Chapter 3. Organizing Related Data

In Chapter 2, The First Table, we created our first table, which stores user accounts. We discussed how to insert data into the table, and how to retrieve it. However, we also encountered several significant limitations in the tasks we can perform with the table we created.

In this chapter, we'll introduce the concept of compound primary keys, which are simply primary keys comprising more than one column. Although this might at first glance seem like a trivial addition to our understanding of Cassandra tables, a table with compound primary keys, in fact, is a considerably richer data structure that opens up substantial new data access patterns.

Our introduction to compound primary keys will help us to build a table that stores a timeline of users' status updates.
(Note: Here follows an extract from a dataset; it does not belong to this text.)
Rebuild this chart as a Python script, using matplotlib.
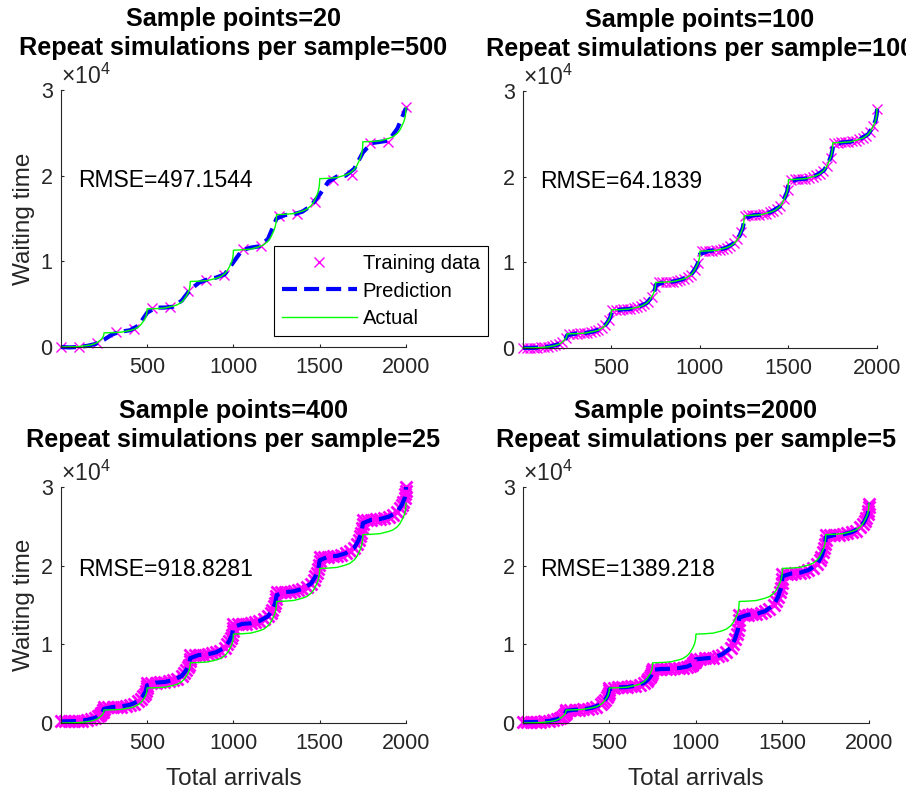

In this chapter, we'll focus on defining the table and understanding how it works; Chapter 4, Beyond Key-Value Lookup, will introduce new patterns to query compound primary key tables.

We'll explore two different approaches to designing schemas with compound primary keys. In the first approach, the primary key encodes a parent-child relationship implicitly: In this case, a user's status updates are children of the user record itself. We'll also look at an alternative schema design using static columns; this design allows us to store information about users and their status updates in a single table, without duplication. This makes the relationship between users and status updates explicit in the structure of the table.

By the end of this chapter, you'll know:

  • How to create a table with a compound primary key
  • The difference between a partition key and a clustering column
  • How Cassandra organizes data in a compound key table
  • When to use UUIDs for primary key components
  • How to use static columns to associate data with partition keys
  • When static columns are useful for schema design